┌────────

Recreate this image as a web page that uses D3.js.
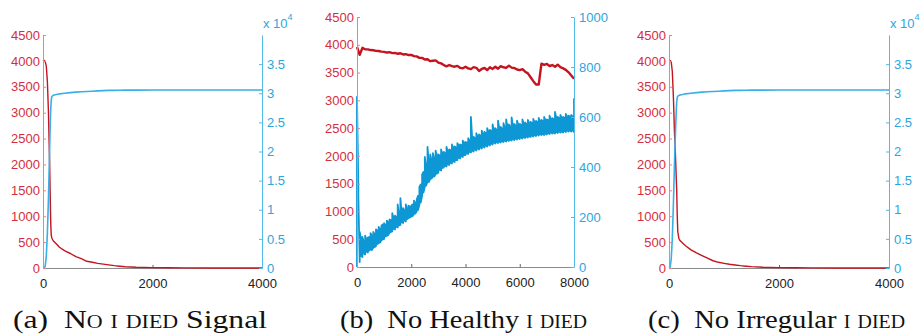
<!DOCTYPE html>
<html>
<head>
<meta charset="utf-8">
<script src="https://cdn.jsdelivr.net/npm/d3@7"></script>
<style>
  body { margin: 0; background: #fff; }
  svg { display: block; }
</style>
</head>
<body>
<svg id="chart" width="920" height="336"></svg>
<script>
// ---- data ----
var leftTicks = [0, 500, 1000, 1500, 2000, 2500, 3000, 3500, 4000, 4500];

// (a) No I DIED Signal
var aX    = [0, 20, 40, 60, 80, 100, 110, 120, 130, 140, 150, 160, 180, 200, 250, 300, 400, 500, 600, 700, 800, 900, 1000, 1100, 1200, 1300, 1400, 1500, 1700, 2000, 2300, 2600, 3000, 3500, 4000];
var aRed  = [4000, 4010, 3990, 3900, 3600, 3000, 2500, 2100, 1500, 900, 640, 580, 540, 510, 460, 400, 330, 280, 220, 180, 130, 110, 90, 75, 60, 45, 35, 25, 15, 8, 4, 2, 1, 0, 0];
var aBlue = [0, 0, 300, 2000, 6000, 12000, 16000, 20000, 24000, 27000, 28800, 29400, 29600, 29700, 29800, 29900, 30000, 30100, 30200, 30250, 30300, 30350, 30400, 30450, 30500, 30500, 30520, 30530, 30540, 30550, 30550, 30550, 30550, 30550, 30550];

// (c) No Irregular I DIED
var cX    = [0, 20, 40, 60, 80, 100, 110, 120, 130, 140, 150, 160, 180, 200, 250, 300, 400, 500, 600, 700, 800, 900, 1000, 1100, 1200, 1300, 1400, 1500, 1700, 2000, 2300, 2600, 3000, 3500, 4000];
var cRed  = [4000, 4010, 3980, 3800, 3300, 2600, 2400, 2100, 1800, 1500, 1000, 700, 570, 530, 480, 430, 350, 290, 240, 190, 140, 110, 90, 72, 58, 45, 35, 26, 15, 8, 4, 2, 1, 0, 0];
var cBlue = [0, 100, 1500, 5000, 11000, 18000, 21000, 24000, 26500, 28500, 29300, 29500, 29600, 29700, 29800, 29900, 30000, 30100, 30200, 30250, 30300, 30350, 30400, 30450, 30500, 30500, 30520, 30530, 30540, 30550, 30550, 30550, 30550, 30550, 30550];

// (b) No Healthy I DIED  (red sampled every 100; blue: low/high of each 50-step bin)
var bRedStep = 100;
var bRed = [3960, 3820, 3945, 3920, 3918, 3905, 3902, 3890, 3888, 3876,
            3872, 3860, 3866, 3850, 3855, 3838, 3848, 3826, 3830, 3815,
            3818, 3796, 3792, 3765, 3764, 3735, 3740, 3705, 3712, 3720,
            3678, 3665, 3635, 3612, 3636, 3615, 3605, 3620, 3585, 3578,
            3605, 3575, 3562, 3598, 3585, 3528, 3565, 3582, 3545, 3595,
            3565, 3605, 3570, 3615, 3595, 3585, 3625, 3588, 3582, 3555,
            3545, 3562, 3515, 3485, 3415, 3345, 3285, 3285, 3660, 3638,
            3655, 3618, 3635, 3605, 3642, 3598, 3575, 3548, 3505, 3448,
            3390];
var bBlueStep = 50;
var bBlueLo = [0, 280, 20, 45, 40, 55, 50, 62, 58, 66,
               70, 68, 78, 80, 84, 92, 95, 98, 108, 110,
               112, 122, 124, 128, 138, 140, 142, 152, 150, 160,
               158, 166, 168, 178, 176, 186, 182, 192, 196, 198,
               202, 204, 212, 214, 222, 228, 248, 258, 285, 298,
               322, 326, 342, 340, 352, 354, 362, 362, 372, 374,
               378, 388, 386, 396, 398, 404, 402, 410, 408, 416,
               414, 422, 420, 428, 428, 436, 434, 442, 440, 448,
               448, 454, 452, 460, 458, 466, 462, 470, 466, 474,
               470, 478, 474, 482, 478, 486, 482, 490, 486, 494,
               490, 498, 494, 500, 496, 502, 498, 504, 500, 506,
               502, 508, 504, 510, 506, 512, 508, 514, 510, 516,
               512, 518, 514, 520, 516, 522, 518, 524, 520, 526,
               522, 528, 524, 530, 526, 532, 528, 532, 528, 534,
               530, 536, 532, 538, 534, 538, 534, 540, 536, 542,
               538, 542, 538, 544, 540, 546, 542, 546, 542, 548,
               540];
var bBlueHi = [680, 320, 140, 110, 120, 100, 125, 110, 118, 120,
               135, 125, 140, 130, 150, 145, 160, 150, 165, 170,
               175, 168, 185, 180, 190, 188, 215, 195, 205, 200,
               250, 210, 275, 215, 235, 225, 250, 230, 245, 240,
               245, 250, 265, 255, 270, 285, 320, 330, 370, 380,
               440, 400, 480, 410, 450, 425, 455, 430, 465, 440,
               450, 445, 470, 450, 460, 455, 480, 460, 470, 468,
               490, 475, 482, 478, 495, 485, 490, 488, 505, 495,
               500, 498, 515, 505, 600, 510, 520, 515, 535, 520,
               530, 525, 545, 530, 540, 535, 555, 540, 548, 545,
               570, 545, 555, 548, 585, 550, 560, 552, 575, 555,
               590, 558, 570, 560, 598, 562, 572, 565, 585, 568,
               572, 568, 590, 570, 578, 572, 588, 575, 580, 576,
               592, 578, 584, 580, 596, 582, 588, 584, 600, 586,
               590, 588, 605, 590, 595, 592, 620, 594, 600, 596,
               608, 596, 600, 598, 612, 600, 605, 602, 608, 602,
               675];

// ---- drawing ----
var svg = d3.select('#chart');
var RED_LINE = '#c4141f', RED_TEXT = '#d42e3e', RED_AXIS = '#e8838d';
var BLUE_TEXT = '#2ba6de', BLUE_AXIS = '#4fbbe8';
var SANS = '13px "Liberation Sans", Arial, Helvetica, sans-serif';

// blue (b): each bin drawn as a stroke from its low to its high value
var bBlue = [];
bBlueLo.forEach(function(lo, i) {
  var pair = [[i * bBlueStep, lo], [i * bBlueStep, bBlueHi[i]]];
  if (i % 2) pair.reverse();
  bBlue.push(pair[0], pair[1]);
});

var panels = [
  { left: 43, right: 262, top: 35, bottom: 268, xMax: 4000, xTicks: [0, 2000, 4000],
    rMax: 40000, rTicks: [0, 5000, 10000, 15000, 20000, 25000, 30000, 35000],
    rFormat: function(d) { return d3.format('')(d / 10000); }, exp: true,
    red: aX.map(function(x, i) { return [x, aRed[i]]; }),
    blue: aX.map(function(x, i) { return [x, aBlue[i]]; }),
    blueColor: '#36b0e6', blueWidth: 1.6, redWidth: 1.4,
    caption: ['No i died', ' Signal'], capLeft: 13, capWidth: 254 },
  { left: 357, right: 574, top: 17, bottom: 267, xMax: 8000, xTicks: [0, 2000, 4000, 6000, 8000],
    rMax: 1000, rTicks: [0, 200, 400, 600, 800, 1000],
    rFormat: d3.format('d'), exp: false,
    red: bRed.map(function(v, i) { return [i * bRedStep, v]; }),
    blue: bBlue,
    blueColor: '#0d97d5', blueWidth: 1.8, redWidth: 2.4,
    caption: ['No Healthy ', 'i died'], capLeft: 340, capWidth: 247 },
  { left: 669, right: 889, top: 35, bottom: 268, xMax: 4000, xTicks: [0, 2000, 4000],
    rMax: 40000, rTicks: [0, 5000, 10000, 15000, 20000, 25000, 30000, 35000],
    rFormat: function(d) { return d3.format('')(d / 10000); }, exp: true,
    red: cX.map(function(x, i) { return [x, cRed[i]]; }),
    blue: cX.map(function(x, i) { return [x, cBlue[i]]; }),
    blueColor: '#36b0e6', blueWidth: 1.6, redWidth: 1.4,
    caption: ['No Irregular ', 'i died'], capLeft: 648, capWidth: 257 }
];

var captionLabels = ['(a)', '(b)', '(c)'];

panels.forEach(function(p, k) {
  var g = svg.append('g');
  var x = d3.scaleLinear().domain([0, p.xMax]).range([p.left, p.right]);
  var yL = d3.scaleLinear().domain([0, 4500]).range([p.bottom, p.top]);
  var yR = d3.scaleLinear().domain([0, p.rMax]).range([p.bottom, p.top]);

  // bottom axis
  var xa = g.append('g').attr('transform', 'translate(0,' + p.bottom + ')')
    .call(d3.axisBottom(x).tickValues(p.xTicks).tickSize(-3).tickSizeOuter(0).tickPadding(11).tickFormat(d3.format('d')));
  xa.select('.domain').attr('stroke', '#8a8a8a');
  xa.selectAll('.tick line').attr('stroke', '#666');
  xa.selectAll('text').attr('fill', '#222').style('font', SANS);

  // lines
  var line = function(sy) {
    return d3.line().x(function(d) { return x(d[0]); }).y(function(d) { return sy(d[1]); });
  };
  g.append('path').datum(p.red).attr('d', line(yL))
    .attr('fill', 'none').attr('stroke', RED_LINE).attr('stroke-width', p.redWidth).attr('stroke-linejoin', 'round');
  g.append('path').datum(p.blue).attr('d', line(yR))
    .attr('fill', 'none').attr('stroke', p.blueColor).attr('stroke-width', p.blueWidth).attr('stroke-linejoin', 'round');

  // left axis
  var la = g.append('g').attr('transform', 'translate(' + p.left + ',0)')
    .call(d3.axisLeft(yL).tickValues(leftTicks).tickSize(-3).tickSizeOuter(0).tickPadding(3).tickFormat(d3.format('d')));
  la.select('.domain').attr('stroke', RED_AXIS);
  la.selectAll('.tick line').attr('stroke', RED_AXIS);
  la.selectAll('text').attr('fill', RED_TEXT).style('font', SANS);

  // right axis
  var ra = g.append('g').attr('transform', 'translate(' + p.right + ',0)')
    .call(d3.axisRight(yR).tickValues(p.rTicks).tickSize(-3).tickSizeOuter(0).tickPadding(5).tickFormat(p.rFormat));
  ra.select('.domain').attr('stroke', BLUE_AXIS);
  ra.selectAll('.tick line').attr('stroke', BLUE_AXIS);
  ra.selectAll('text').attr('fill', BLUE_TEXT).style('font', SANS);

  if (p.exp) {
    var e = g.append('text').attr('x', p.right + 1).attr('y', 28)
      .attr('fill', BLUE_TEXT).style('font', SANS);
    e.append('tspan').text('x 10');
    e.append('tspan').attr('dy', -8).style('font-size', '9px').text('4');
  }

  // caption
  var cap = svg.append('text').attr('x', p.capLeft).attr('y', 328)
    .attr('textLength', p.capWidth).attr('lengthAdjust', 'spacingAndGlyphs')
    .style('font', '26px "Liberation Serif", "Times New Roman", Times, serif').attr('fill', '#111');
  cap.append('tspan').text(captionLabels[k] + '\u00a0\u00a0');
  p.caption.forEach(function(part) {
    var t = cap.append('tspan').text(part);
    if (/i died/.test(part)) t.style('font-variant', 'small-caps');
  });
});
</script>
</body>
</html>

└────────

→ DIRECTIVE: Please take the lines from the beginning of the data above through the line holding "3500, 4000, 4500];" and transcribe them exactly, without any pictures.

→ SOLUTION FOR THIS EXERCISE:
Recreate this image as a web page that uses D3.js.
<!DOCTYPE html>
<html>
<head>
<meta charset="utf-8">
<script src="https://cdn.jsdelivr.net/npm/d3@7"></script>
<style>
  body { margin: 0; background: #fff; }
  svg { display: block; }
</style>
</head>
<body>
<svg id="chart" width="920" height="336"></svg>
<script>
// ---- data ----
var leftTicks = [0, 500, 1000, 1500, 2000, 2500, 3000, 3500, 4000, 4500];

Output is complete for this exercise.